__Task objective__. Please reproduce exactly the lines between the line holding "Emit a Python" and the line holding "plt.rcParams['axes.unicode_minus'] = False", inclusive, leaving out any pictures.

** START Provided data **

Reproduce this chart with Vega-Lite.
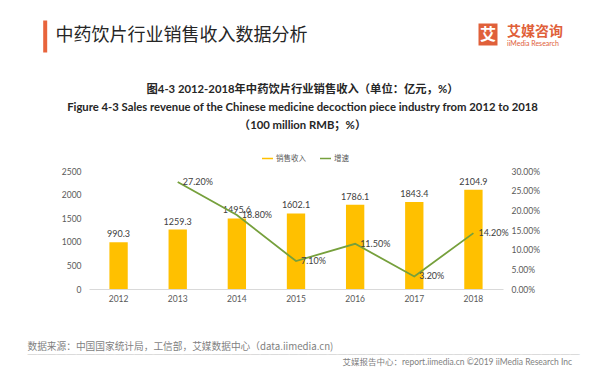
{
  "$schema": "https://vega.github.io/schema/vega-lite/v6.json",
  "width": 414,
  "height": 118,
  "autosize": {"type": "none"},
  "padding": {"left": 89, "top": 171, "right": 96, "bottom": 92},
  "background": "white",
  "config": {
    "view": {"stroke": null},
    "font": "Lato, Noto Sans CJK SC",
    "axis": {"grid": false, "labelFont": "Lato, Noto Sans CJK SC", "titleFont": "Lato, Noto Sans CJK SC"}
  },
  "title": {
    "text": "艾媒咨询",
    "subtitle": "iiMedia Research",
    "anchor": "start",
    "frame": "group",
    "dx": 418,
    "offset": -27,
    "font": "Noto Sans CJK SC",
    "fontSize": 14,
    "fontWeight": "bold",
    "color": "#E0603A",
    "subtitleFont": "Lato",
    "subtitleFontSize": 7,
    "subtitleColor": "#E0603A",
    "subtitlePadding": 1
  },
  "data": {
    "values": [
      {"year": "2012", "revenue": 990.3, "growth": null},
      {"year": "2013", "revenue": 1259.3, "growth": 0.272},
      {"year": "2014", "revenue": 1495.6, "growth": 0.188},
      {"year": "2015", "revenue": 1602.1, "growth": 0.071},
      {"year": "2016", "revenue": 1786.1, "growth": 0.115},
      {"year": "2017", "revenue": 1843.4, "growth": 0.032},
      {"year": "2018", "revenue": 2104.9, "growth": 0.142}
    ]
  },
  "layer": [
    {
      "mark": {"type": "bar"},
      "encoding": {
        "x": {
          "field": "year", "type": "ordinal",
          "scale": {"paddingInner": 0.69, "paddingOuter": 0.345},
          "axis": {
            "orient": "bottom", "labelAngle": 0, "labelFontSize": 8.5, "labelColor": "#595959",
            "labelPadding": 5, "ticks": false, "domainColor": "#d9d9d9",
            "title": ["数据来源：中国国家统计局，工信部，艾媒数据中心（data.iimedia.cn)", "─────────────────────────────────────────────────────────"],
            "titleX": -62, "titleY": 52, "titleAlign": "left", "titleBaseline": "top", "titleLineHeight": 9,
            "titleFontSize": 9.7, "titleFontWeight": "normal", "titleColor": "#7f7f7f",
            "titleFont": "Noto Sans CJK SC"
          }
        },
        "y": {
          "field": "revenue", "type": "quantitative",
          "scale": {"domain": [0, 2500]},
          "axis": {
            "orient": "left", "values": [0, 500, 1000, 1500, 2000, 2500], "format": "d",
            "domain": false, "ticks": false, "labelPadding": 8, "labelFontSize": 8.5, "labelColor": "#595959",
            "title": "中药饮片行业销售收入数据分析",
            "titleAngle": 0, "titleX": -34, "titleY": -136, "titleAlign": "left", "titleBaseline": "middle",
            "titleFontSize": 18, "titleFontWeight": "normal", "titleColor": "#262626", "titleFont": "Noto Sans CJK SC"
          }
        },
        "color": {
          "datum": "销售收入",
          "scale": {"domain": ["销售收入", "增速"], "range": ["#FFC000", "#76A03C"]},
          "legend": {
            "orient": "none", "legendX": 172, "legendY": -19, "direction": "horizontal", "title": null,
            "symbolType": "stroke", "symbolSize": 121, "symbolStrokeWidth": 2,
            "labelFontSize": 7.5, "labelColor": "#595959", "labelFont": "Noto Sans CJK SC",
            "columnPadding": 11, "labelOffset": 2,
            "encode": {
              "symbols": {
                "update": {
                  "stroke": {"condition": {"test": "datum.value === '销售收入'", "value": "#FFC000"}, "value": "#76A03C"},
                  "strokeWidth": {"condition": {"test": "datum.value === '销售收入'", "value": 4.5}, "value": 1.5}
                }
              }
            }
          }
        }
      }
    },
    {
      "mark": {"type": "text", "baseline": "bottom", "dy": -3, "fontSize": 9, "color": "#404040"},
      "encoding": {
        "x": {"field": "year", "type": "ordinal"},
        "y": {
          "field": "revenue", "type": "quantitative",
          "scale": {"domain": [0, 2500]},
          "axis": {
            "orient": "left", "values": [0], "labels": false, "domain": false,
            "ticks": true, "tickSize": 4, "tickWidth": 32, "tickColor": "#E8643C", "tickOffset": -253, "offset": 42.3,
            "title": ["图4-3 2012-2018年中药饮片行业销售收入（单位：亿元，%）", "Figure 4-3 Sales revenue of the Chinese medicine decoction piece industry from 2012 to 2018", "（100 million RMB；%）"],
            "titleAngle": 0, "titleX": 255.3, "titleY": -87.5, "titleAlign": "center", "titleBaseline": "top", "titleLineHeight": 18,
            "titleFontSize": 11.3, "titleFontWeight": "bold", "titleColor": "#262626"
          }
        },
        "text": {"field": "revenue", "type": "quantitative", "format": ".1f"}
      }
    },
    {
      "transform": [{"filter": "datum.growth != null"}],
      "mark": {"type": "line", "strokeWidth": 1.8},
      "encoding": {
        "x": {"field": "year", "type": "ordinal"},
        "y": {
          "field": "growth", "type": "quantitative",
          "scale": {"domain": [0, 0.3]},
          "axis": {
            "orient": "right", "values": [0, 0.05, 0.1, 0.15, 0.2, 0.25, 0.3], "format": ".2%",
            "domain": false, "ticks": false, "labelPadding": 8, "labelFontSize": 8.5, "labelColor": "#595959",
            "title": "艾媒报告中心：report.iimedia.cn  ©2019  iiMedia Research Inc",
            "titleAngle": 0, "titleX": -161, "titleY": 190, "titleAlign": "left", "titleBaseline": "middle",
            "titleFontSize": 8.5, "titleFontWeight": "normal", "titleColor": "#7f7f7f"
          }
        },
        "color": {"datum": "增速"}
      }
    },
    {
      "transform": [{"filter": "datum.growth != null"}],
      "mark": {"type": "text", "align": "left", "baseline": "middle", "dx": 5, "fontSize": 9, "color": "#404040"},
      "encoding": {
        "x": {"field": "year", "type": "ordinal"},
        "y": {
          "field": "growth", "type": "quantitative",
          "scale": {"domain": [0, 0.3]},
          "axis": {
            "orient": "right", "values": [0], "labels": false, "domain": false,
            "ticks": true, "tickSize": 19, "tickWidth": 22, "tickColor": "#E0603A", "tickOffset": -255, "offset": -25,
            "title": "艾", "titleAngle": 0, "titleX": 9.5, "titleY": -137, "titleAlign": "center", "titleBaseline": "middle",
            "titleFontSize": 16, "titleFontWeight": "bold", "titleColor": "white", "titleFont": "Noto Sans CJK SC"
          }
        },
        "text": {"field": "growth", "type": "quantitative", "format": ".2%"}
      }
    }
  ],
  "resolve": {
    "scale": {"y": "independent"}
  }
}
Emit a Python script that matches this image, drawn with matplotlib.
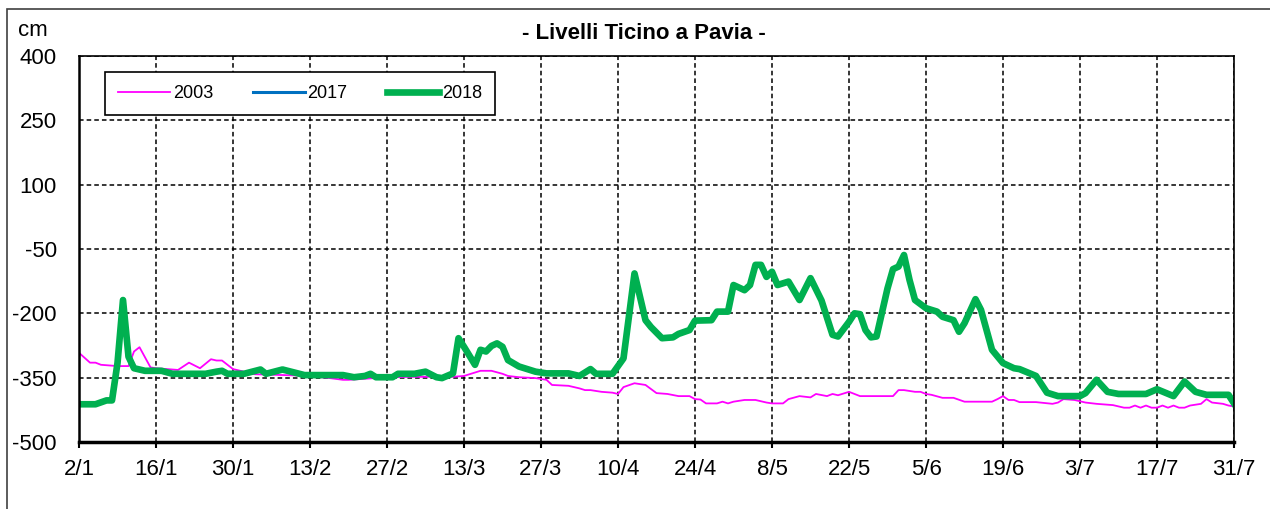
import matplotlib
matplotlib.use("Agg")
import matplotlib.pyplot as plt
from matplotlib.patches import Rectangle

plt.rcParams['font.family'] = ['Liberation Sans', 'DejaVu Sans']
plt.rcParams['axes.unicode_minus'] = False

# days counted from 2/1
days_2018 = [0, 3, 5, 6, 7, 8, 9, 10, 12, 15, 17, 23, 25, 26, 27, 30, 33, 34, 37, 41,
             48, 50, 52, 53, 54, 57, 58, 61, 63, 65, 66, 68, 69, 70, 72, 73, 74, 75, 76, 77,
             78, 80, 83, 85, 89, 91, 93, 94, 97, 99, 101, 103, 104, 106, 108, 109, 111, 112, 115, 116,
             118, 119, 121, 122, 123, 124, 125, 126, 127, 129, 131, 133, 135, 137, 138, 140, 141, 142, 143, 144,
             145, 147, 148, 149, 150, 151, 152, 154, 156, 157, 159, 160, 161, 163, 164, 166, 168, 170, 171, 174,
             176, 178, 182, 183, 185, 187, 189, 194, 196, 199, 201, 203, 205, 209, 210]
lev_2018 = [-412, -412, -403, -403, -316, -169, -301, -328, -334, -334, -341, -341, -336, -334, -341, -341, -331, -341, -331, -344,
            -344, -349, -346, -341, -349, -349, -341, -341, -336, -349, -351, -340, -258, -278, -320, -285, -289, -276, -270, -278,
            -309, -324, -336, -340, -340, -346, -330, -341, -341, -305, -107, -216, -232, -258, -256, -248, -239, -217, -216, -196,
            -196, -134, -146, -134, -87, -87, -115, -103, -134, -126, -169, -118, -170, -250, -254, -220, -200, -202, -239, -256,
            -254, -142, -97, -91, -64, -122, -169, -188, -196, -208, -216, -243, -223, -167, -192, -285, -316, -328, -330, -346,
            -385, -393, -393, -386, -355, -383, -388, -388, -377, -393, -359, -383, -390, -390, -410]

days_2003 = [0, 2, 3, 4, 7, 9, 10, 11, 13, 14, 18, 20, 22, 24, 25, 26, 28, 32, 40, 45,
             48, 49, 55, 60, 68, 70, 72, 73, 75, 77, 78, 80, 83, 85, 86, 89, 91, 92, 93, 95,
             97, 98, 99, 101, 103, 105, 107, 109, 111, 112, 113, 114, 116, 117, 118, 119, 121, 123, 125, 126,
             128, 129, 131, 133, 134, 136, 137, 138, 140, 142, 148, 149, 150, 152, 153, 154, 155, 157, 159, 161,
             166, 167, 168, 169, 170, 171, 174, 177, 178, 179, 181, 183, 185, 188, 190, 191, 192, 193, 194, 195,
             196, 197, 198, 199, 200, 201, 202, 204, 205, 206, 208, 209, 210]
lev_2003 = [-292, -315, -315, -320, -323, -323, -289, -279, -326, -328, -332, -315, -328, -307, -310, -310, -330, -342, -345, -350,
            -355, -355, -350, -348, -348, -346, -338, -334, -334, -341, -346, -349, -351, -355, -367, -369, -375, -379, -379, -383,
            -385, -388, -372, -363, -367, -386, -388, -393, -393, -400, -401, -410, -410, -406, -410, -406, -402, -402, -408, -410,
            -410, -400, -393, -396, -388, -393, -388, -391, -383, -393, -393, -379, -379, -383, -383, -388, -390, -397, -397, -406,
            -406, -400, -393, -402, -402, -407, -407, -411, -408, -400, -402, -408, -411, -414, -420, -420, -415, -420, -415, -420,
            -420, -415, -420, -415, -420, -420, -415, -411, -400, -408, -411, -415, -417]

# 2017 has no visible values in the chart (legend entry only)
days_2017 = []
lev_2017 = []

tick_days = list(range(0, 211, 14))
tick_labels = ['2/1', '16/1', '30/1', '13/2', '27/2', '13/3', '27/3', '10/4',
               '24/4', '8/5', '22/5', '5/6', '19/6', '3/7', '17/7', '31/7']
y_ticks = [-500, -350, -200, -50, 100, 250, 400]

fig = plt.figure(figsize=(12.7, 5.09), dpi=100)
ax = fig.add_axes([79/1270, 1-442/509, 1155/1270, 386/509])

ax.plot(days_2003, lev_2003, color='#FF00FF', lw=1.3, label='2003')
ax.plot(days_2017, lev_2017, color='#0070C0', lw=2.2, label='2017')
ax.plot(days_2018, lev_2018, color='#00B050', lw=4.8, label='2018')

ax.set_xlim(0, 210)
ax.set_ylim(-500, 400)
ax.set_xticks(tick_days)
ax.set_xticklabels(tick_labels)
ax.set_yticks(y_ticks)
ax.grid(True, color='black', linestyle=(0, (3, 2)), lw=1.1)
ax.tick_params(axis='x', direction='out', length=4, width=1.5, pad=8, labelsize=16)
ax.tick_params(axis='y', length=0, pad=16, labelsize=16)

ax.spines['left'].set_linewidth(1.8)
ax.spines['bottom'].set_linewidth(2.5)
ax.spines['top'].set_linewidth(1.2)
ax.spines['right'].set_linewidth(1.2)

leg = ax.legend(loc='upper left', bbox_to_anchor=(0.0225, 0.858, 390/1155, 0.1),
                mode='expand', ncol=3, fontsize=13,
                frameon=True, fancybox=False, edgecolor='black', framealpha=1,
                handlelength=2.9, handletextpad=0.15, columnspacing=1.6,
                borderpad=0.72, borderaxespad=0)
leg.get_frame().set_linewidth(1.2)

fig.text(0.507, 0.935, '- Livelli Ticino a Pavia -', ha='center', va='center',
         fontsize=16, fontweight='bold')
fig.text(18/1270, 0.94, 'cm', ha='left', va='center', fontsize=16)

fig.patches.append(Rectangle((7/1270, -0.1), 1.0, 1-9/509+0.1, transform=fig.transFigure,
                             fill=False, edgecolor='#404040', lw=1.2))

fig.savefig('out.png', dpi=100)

** END Provided data **

__Solution to this exercise__.
Emit a Python script that matches this image, drawn with matplotlib.
import matplotlib
matplotlib.use("Agg")
import matplotlib.pyplot as plt
from matplotlib.patches import Rectangle

plt.rcParams['font.family'] = ['Liberation Sans', 'DejaVu Sans']
plt.rcParams['axes.unicode_minus'] = False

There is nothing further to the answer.